▶ **AIM**:
In the records below, find the line containing "Write a LaTeX" and the line containing "(ttec) at (1120,301.5)". Give again exactly those lines and every line between them, omitting the pictures.

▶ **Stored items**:
>>>
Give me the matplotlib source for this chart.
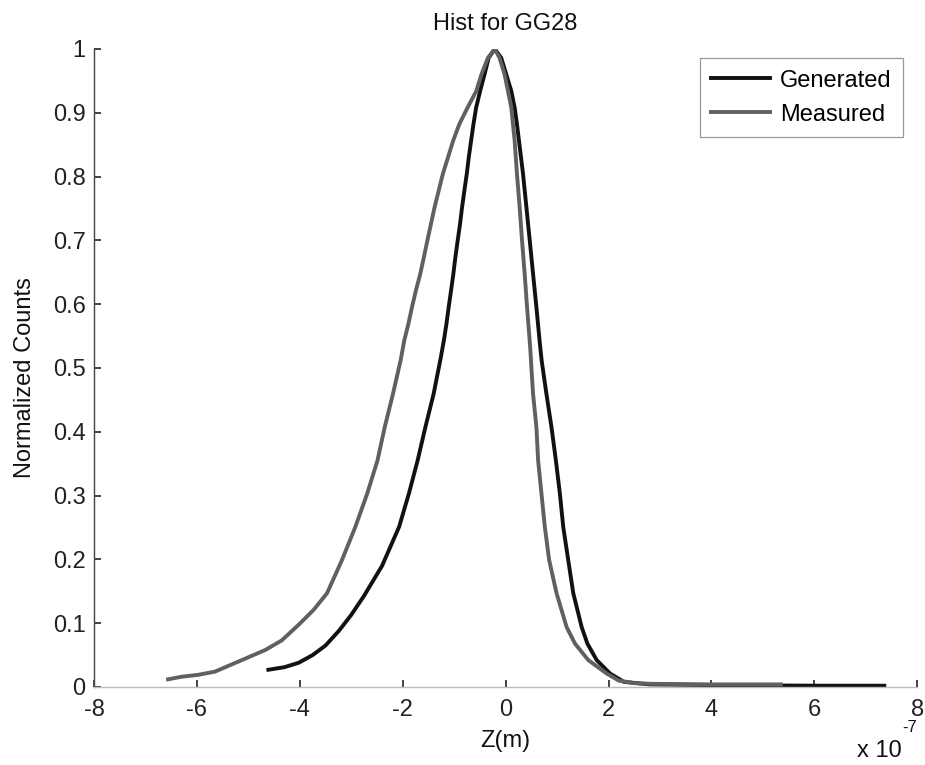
import matplotlib
matplotlib.use("Agg")
import matplotlib.pyplot as plt

plt.rcParams["font.family"] = ["Liberation Sans", "DejaVu Sans"]

# Z positions in units of 1e-7 m, normalized counts
measured_z = [-6.56, -6.30, -5.98, -5.65, -5.13, -4.67, -4.35, -3.99, -3.73, -3.47,
              -3.18, -2.92, -2.69, -2.49, -2.35, -2.19, -2.04, -1.97, -1.89, -1.82,
              -1.745, -1.66, -1.59, -1.52, -1.45, -1.38, -1.30, -1.22, -1.12, -1.02,
              -0.90, -0.74, -0.57, -0.47, -0.345, -0.21,
              -0.117, -0.020, 0.046, 0.111, 0.143, 0.176, 0.221, 0.273, 0.319, 0.371,
              0.417, 0.48, 0.501, 0.534, 0.599, 0.632, 0.697, 0.762, 0.846, 0.990,
              1.185, 1.348, 1.608, 1.966, 2.20, 2.50, 2.80, 4.00, 5.35]
measured_n = [0.012, 0.016, 0.019, 0.024, 0.042, 0.058, 0.073, 0.100, 0.121, 0.147,
              0.199, 0.251, 0.303, 0.355, 0.407, 0.459, 0.512, 0.543, 0.569, 0.595,
              0.621, 0.647, 0.673, 0.700, 0.726, 0.752, 0.778, 0.804, 0.830, 0.856,
              0.882, 0.908, 0.934, 0.960, 0.986, 1.000,
              0.986, 0.960, 0.934, 0.908, 0.882, 0.856, 0.804, 0.752, 0.700, 0.647,
              0.595, 0.530, 0.501, 0.459, 0.407, 0.355, 0.303, 0.251, 0.199, 0.147,
              0.094, 0.068, 0.042, 0.021, 0.010, 0.006, 0.005, 0.004, 0.004]

generated_z = [-4.61, -4.30, -4.02, -3.75, -3.50, -3.24, -3.00, -2.75, -2.40, -2.07,
               -1.88, -1.71, -1.56, -1.40, -1.27, -1.20, -1.15, -1.107, -1.061, -1.016,
               -0.977, -0.931, -0.885, -0.846, -0.801, -0.755, -0.716, -0.671, -0.625, -0.573,
               -0.495, -0.41, -0.33, -0.21,
               -0.085, 0.013, 0.111, 0.176, 0.221, 0.260, 0.339, 0.404, 0.469, 0.534,
               0.599, 0.66, 0.70, 0.794, 0.892, 0.977, 1.055, 1.120, 1.217, 1.315,
               1.478, 1.589, 1.771, 2.031, 2.30, 2.80, 4.00, 6.00, 7.36]
generated_n = [0.027, 0.031, 0.038, 0.050, 0.065, 0.088, 0.113, 0.143, 0.190, 0.251,
               0.303, 0.355, 0.407, 0.459, 0.512, 0.543, 0.569, 0.595, 0.621, 0.647,
               0.673, 0.700, 0.726, 0.752, 0.778, 0.804, 0.830, 0.856, 0.882, 0.908,
               0.934, 0.960, 0.986, 1.000,
               0.986, 0.960, 0.934, 0.908, 0.882, 0.856, 0.804, 0.752, 0.700, 0.647,
               0.595, 0.543, 0.512, 0.459, 0.407, 0.355, 0.303, 0.251, 0.199, 0.147,
               0.094, 0.068, 0.042, 0.021, 0.008, 0.004, 0.003, 0.002, 0.002]

x_ticks = [-8, -6, -4, -2, 0, 2, 4, 6, 8]
y_ticks = [0, 0.1, 0.2, 0.3, 0.4, 0.5, 0.6, 0.7, 0.8, 0.9, 1]

FS = 17
fig = plt.figure(figsize=(9.25, 7.65), dpi=100)
ax = fig.add_axes([0.1016, 0.102, 0.890, 0.834])

ax.plot(generated_z, generated_n, color="#111111", lw=2.8, label="Generated",
        solid_joinstyle="round")
ax.plot(measured_z, measured_n, color="#606060", lw=2.8, label="Measured",
        solid_joinstyle="round")

ax.set_xlim(-8, 8)
ax.set_ylim(0, 1)
ax.set_xticks(x_ticks)
ax.set_xticklabels([str(t) for t in x_ticks])
ax.set_yticks(y_ticks)
ax.set_yticklabels(["0"] + [f"{t:g}" for t in y_ticks[1:-1]] + ["1"])
ax.tick_params(direction="in", length=5, width=1.2, labelsize=FS,
               colors="#222222")
ax.tick_params(axis="y", pad=6)
ax.tick_params(axis="x", pad=9)

for side in ("top", "right"):
    ax.spines[side].set_visible(False)
ax.spines["left"].set_color("#444444")
ax.spines["left"].set_linewidth(1.0)
ax.spines["bottom"].set_color("#bbbbbb")
ax.spines["bottom"].set_linewidth(1.0)

ax.set_title("Hist for GG28", fontsize=FS, pad=14, color="#111111")
ax.set_xlabel("Z(m)", fontsize=FS, labelpad=6, color="#111111")
ax.set_ylabel("Normalized Counts", fontsize=FS, color="#111111")
ax.yaxis.set_label_coords(-0.070, 0.485)

# axis multiplier placed under the right end of the x axis
fig.text(0.926, 0.0105, "x 10", fontsize=FS, ha="left", va="baseline",
         color="#111111")
fig.text(0.975, 0.043, "-7", fontsize=12, ha="left", va="baseline",
         color="#111111")

leg = ax.legend(loc="upper right", bbox_to_anchor=(0.983, 0.986),
                borderaxespad=0, fontsize=FS, handlelength=2.5,
                handletextpad=0.4, borderpad=0.5, labelspacing=0.5,
                fancybox=False, framealpha=1)
leg.get_frame().set_edgecolor("#999999")
leg.get_frame().set_linewidth(0.9)

fig.savefig("out.png", dpi=100, facecolor="white")
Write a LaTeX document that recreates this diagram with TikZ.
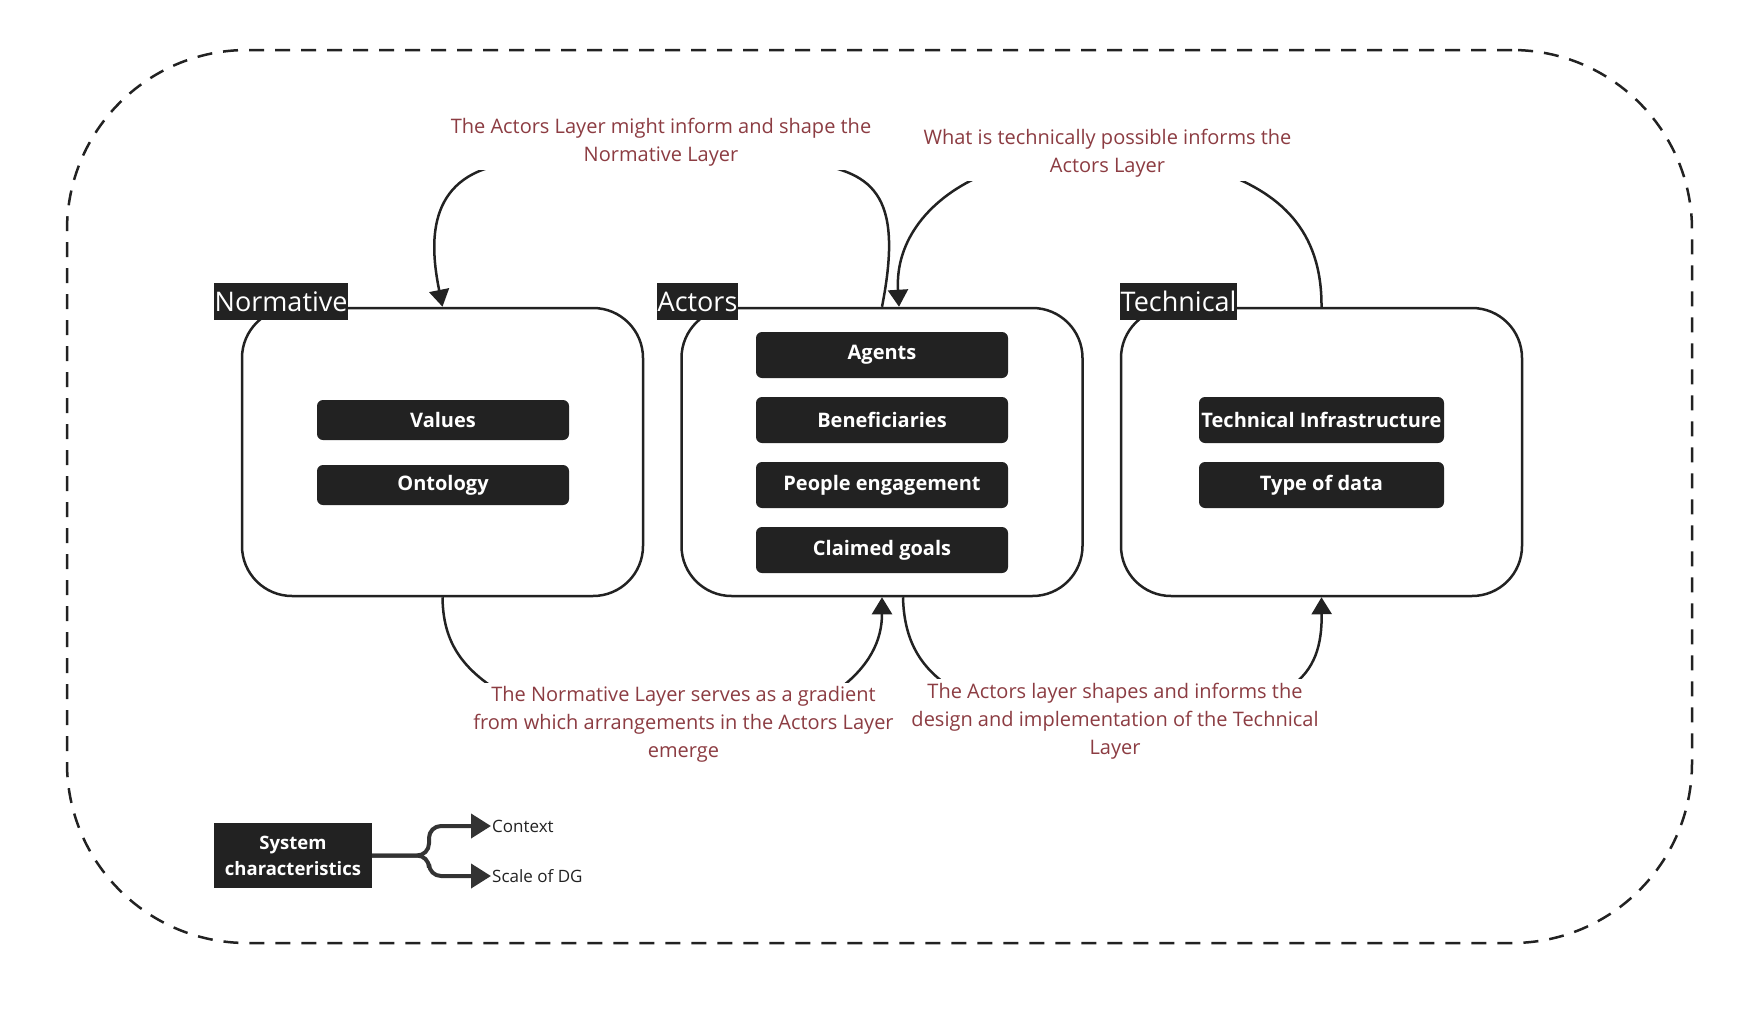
\documentclass[tikz,border=0pt]{standalone}
\usepackage{fontspec}
\setmainfont{Open Sans}
\usetikzlibrary{arrows.meta,calc}
\definecolor{dark}{RGB}{34,34,34}
\definecolor{annot}{RGB}{140,60,66}
\definecolor{legcol}{RGB}{51,51,51}
\begin{document}
\begin{tikzpicture}[x=1pt,y=-1pt,
  framebox/.style={draw=dark, line width=2.5pt, dash pattern=on 15pt off 11pt, rounded corners=180pt, minimum width=1625pt, minimum height=893pt, inner sep=0pt},
  layer/.style={draw=dark, line width=2.5pt, rounded corners=50pt, minimum width=401pt, minimum height=288pt, fill=white, inner sep=0pt},
  tag/.style={fill=dark, text=white, font=\fontsize{27}{30}\selectfont, inner xsep=0.5pt, inner ysep=0pt, minimum height=37pt, anchor=west},
  item/.style={fill=dark, text=white, rounded corners=6pt, font=\bfseries\fontsize{20}{24}\selectfont, minimum width=252pt, minimum height=46pt, inner sep=0pt},
  note/.style={fill=white, text=annot, align=center, font=\fontsize{20}{28}\selectfont, inner sep=4pt},
  conn/.style={draw=dark, line width=2.5pt},
  tip/.style={-{Triangle[width=20pt,length=17pt]}},
  legline/.style={draw=legcol, line width=4pt, rounded corners=12pt, -{Triangle[width=24pt,length=20pt]}},
  legtext/.style={anchor=west, inner sep=1pt, text=dark, font=\fontsize{17}{20}\selectfont}
  ]
\useasboundingbox (0,0) rectangle (1754,1012);

% outer dashed frame
\node[framebox] (frame) at (879.5,496.5) {};

% layers
\node[layer] (nor) at (442.5,452) {};
\node[layer] (act) at (882,452) {};
\node[layer] (tec) at (1321.5,452) {};

\node[tag] (tnor) at (214,301.5) {Normative};
\node[tag] (tact) at (657,301.5) {Actors};
\node[tag] (ttec) at (1120,301.5) {Technical};

% items
\node[item, minimum height=40pt] (val) at (443,420) {Values};
\node[item, minimum height=40pt] (ont) at (443,485) {Ontology};

\node[item] (agt) at (882,355) {Agents};
\node[item] (ben) at (882,420) {Beneficiaries};
\node[item] (peo) at (882,485) {People engagement};
\node[item] (cla) at (882,550) {Claimed goals};

\node[item, minimum width=245pt] (inf) at (1321.5,420) {Technical Infrastructure};
\node[item, minimum width=245pt] (typ) at (1321.5,485) {Type of data};

% connectors
\coordinate (actIn) at ($(act.north)+(17,0)$);
\coordinate (actOut) at ($(act.south)+(21,0)$);

\draw[conn,tip] (act.north) .. controls (905,190) and (870,172) .. (805,162)
   -- (505,164) .. controls (425,177) and (430,245) .. (nor.north);
\draw[conn,tip] (tec.north) .. controls (1322,230) and (1280,192) .. (1215,170)
   -- (985,174) .. controls (930,197) and (895,240) .. (actIn);
\draw[conn,tip] (nor.south) .. controls (443,640) and (460,667) .. (500,692)
   -- (835,692) .. controls (870,667) and (882,640) .. (act.south);
\draw[conn,tip] (actOut) .. controls (904,640) and (920,667) .. (950,687)
   -- (1290,687) .. controls (1315,670) and (1322,645) .. (tec.south);

% annotations
\node[note] (n1) at (661,142) {The Actors Layer might inform and shape the\\Normative Layer};
\node[note] (n2) at (1107.5,153) {What is technically possible informs the\\Actors Layer};
\node[note] (n3) at (683.5,724.5) {The Normative Layer serves as a gradient\\from which arrangements in the Actors Layer\\emerge};
\node[note] (n4) at (1115,721.5) {The Actors layer shapes and informs the\\design and implementation of the Technical\\Layer};

% legend
\node[fill=dark, text=white, font=\bfseries\fontsize{18.5}{26}\selectfont, align=center, minimum width=158pt, minimum height=65pt, inner sep=0pt] (sys) at (293,855.5) {System\\characteristics};
\node[legtext] (ctx) at (491,826) {Context};
\node[legtext] (scl) at (491,876) {Scale of DG};
\draw[legline] (sys.east) -- (429,855.5) |- (ctx.west);
\draw[legline] (sys.east) -- (429,855.5) |- (scl.west);
\end{tikzpicture}
\end{document}
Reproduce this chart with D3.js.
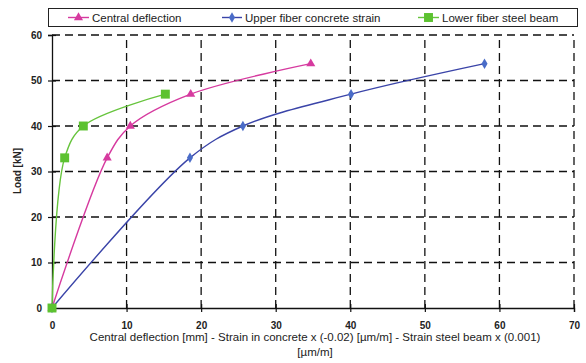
<!DOCTYPE html>
<html><head><meta charset="utf-8">
<script src="https://cdn.jsdelivr.net/npm/d3@7"></script>
<style>body{margin:0;background:#fff}svg{display:block;font-family:"Liberation Sans",Arial,sans-serif}</style>
</head><body><svg id="c" width="586" height="363"></svg>
<script>
const xTicks=[0,10,20,30,40,50,60,70];
const yTicks=[0,10,20,30,40,50,60];
const seriesNames=["Central deflection","Upper fiber concrete strain","Lower fiber steel beam"];
const centralX=[0,7.4,10.5,18.6,34.7];
const centralY=[0,33,40,47,53.7];
const upperX=[0,18.5,25.6,40.1,58.0];
const upperY=[0,33,40,47,53.7];
const lowerX=[0,1.7,4.2,15.2];
const lowerY=[0,33,40,47];

const svg=d3.select("#c");
const x=d3.scaleLinear().domain([0,70]).range([52,574]);
const y=d3.scaleLinear().domain([0,60]).range([308,35]);

// grid
svg.append("g").selectAll("line").data(yTicks.filter(d=>d>0)).join("line")
 .attr("x1",x(0)).attr("x2",x(70)).attr("y1",d=>y(d)).attr("y2",d=>y(d))
 .attr("stroke","#111").attr("stroke-width",1.3).attr("stroke-dasharray","8,5");
svg.append("g").selectAll("line").data(xTicks.filter(d=>d>0)).join("line")
 .attr("y1",y(0)).attr("y2",y(60)).attr("x1",d=>x(d)).attr("x2",d=>x(d))
 .attr("stroke","#111").attr("stroke-width",1.3).attr("stroke-dasharray","8,5");

// axes
const xa=svg.append("g").attr("transform",`translate(0,${y(0)})`)
 .call(d3.axisBottom(x).tickValues(xTicks).tickSize(4).tickPadding(10));
const ya=svg.append("g").attr("transform",`translate(${x(0)},0)`)
 .call(d3.axisLeft(y).tickValues(yTicks).tickSize(4).tickPadding(6));
xa.selectAll(".tick line").attr("y1",-4);
ya.selectAll(".tick line").attr("x1",4);
[xa,ya].forEach(a=>{a.select(".domain").attr("stroke","#111").attr("stroke-width",1.3);
 a.selectAll(".tick line").attr("stroke","#111").attr("stroke-width",1.2);
 a.selectAll("text").attr("font-size",10).attr("font-weight","bold").attr("fill","#222").attr("font-family","'Liberation Sans',Arial,sans-serif");});

const line=d3.line().x(d=>x(d[0])).y(d=>y(d[1])).curve(d3.curveCatmullRom.alpha(0.5));
const series=[
 {name:seriesNames[0],xs:centralX,ys:centralY,line:"#d63a9f",mark:"#d63a9f",sym:d3.symbolTriangle,size:36},
 {name:seriesNames[1],xs:upperX,ys:upperY,line:"#3a44a8",mark:"#4a6cc8",sym:d3.symbolDiamond,size:32},
 {name:seriesNames[2],xs:lowerX,ys:lowerY,line:"#66c43c",mark:"#5cc230",sym:d3.symbolSquare,size:80}
];
series.forEach(s=>{
 const pts=s.xs.map((v,i)=>[v,s.ys[i]]);
 svg.append("path").datum(pts).attr("d",line).attr("fill","none").attr("stroke",s.line).attr("stroke-width",1.4);
});
series.forEach(s=>{
 const pts=s.xs.map((v,i)=>[v,s.ys[i]]);
 svg.append("g").selectAll("path").data(pts).join("path")
  .attr("transform",d=>`translate(${x(d[0])},${y(d[1])})`)
  .attr("d",d3.symbol(s.sym,s.size)).attr("fill",s.mark);
});

// legend
const lg=svg.append("g");
lg.append("rect").attr("x",48.5).attr("y",8.5).attr("width",529).attr("height",18)
 .attr("fill","#fff").attr("stroke","#222").attr("stroke-width",1);
const lx=[68,222,418];
const tx=[92,245,442];
series.forEach((s,i)=>{
 lg.append("line").attr("x1",lx[i]).attr("x2",tx[i]-3).attr("y1",17.5).attr("y2",17.5).attr("stroke",s.line).attr("stroke-width",1.4);
 lg.append("path").attr("transform",`translate(${(lx[i]+tx[i]-3)/2},17.5)`).attr("d",d3.symbol(s.sym,s.size)).attr("fill",s.mark);
 lg.append("text").attr("x",tx[i]).attr("y",21.5).attr("font-size",11.5).attr("fill","#222").text(s.name);
});

// axis titles
svg.append("text").attr("transform","translate(21,171) rotate(-90)").attr("text-anchor","middle")
 .attr("font-size",10).attr("font-weight","bold").attr("fill","#222").text("Load [kN]");
svg.append("text").attr("x",315).attr("y",341).attr("text-anchor","middle").attr("font-size",11.5).attr("fill","#222")
 .text("Central deflection [mm] - Strain in concrete x (-0.02) [µm/m] - Strain steel beam x (0.001)");
svg.append("text").attr("x",315).attr("y",356).attr("text-anchor","middle").attr("font-size",11.5).attr("fill","#222")
 .text("[µm/m]");
</script></body></html>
<<<
▶ **FINAL RESULT**:
Write a LaTeX document that recreates this diagram with TikZ.
\documentclass[tikz,border=0pt]{standalone}
\usepackage{fontspec}
\setmainfont{Open Sans}
\usetikzlibrary{arrows.meta,calc}
\definecolor{dark}{RGB}{34,34,34}
\definecolor{annot}{RGB}{140,60,66}
\definecolor{legcol}{RGB}{51,51,51}
\begin{document}
\begin{tikzpicture}[x=1pt,y=-1pt,
  framebox/.style={draw=dark, line width=2.5pt, dash pattern=on 15pt off 11pt, rounded corners=180pt, minimum width=1625pt, minimum height=893pt, inner sep=0pt},
  layer/.style={draw=dark, line width=2.5pt, rounded corners=50pt, minimum width=401pt, minimum height=288pt, fill=white, inner sep=0pt},
  tag/.style={fill=dark, text=white, font=\fontsize{27}{30}\selectfont, inner xsep=0.5pt, inner ysep=0pt, minimum height=37pt, anchor=west},
  item/.style={fill=dark, text=white, rounded corners=6pt, font=\bfseries\fontsize{20}{24}\selectfont, minimum width=252pt, minimum height=46pt, inner sep=0pt},
  note/.style={fill=white, text=annot, align=center, font=\fontsize{20}{28}\selectfont, inner sep=4pt},
  conn/.style={draw=dark, line width=2.5pt},
  tip/.style={-{Triangle[width=20pt,length=17pt]}},
  legline/.style={draw=legcol, line width=4pt, rounded corners=12pt, -{Triangle[width=24pt,length=20pt]}},
  legtext/.style={anchor=west, inner sep=1pt, text=dark, font=\fontsize{17}{20}\selectfont}
  ]
\useasboundingbox (0,0) rectangle (1754,1012);

% outer dashed frame
\node[framebox] (frame) at (879.5,496.5) {};

% layers
\node[layer] (nor) at (442.5,452) {};
\node[layer] (act) at (882,452) {};
\node[layer] (tec) at (1321.5,452) {};

\node[tag] (tnor) at (214,301.5) {Normative};
\node[tag] (tact) at (657,301.5) {Actors};
\node[tag] (ttec) at (1120,301.5) {Technical};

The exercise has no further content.